• [Given instruction] Give again, word for word, the lines below that run from the line with "Generate a Python" through the line with "import matplotlib.pyplot as plt". Drop the pictures.

** begin Data supplied **

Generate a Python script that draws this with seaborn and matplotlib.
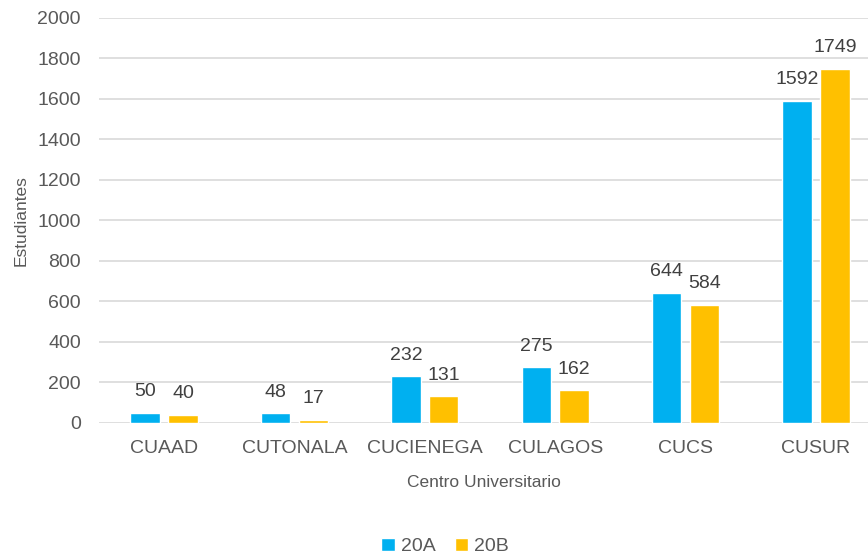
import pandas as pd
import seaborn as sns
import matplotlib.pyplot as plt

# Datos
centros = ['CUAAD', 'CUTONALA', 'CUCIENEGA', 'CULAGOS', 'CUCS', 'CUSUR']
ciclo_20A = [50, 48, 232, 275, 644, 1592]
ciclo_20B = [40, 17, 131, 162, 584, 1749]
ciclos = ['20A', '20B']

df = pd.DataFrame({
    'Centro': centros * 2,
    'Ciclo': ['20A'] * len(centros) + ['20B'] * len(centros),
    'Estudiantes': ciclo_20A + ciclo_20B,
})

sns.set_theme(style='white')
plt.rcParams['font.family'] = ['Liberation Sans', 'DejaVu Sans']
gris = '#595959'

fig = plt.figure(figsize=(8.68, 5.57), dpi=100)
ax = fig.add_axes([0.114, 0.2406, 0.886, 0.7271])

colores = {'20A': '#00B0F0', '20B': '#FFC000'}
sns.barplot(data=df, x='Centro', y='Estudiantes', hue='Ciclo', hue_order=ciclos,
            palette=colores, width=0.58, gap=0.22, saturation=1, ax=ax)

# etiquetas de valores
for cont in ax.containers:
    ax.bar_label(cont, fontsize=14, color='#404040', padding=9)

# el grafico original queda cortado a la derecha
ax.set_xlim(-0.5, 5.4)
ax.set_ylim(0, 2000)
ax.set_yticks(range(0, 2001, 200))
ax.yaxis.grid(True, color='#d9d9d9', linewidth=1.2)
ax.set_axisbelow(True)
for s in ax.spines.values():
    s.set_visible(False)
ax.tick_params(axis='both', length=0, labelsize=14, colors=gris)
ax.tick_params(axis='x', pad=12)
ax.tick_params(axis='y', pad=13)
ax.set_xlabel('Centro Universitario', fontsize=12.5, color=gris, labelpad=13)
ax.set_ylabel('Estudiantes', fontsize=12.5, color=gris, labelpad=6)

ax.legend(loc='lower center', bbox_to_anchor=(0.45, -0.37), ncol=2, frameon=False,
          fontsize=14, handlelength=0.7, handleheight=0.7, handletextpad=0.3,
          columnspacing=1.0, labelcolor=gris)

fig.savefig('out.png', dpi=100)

** end Data supplied **
** begin Data supplied **

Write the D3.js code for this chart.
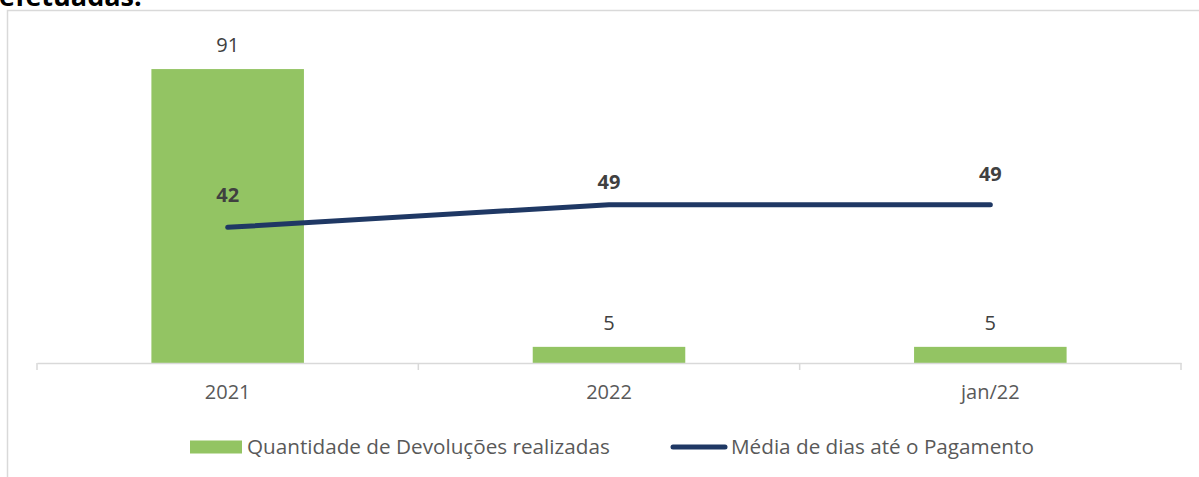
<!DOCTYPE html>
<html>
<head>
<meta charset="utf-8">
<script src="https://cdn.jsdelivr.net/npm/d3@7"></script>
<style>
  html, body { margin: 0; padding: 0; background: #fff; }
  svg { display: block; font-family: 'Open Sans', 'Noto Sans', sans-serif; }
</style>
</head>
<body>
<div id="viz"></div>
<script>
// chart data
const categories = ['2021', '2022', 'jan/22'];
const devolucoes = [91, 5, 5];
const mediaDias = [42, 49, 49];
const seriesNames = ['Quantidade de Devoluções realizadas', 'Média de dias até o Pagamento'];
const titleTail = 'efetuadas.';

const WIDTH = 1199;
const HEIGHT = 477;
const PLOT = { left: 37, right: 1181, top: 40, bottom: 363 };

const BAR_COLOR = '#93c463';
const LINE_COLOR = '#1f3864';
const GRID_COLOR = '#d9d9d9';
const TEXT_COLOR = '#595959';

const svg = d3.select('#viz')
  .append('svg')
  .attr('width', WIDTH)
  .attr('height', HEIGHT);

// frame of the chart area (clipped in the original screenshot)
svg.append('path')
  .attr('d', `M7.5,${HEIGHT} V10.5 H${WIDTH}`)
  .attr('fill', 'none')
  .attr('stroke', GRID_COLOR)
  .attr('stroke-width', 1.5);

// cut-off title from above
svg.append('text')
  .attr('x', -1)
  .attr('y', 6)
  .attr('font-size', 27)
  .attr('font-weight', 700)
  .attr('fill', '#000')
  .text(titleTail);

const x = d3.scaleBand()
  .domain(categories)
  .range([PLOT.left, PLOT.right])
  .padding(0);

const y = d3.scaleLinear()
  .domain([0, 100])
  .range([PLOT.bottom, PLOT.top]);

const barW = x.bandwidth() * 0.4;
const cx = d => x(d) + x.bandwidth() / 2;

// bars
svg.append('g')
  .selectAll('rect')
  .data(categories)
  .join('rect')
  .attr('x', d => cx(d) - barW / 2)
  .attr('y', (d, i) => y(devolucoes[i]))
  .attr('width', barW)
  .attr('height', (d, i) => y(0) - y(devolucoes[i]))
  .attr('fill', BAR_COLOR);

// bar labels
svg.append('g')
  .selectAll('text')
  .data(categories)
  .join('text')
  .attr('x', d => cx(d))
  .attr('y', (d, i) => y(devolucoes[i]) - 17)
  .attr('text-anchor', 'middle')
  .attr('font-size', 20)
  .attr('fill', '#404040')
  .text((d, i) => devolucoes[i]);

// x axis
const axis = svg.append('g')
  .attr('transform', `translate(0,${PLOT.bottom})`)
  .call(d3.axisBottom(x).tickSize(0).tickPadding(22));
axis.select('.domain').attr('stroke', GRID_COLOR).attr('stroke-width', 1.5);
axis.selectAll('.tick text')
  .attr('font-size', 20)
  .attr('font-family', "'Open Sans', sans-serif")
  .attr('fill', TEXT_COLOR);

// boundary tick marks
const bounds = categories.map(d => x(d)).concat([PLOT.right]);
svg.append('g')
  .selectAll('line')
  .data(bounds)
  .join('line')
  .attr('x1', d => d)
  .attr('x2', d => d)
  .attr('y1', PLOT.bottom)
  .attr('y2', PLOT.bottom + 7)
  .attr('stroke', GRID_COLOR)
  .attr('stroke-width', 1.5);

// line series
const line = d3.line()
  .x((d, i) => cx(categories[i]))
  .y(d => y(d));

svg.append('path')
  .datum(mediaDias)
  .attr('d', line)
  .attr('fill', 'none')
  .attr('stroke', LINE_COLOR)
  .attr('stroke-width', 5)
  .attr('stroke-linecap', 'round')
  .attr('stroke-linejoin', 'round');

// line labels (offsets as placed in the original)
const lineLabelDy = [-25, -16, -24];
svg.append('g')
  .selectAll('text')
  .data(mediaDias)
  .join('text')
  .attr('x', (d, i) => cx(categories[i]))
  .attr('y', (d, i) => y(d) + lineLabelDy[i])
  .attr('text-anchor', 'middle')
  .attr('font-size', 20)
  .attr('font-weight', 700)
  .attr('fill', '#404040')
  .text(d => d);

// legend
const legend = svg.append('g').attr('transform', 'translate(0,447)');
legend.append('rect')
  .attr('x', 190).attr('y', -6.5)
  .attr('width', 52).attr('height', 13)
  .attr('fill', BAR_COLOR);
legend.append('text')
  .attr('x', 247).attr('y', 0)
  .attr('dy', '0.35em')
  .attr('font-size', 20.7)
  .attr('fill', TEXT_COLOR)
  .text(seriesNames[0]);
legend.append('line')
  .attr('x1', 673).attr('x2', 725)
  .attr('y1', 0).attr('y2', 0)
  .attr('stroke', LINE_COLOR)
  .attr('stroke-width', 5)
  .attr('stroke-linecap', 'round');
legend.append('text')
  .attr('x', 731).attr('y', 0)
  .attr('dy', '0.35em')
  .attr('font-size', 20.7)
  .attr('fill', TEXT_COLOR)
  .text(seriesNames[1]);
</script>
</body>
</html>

** end Data supplied **
** begin Data supplied **

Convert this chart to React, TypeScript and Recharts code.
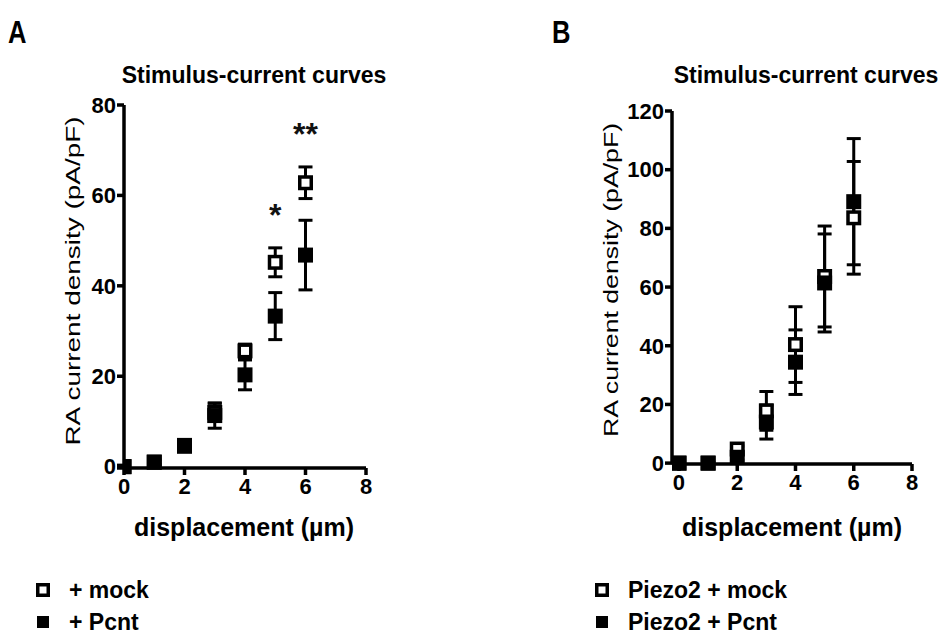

** end Data supplied **

• [Answer to this task]
Generate a Python script that draws this with seaborn and matplotlib.
import pandas as pd
import seaborn as sns
import matplotlib.pyplot as plt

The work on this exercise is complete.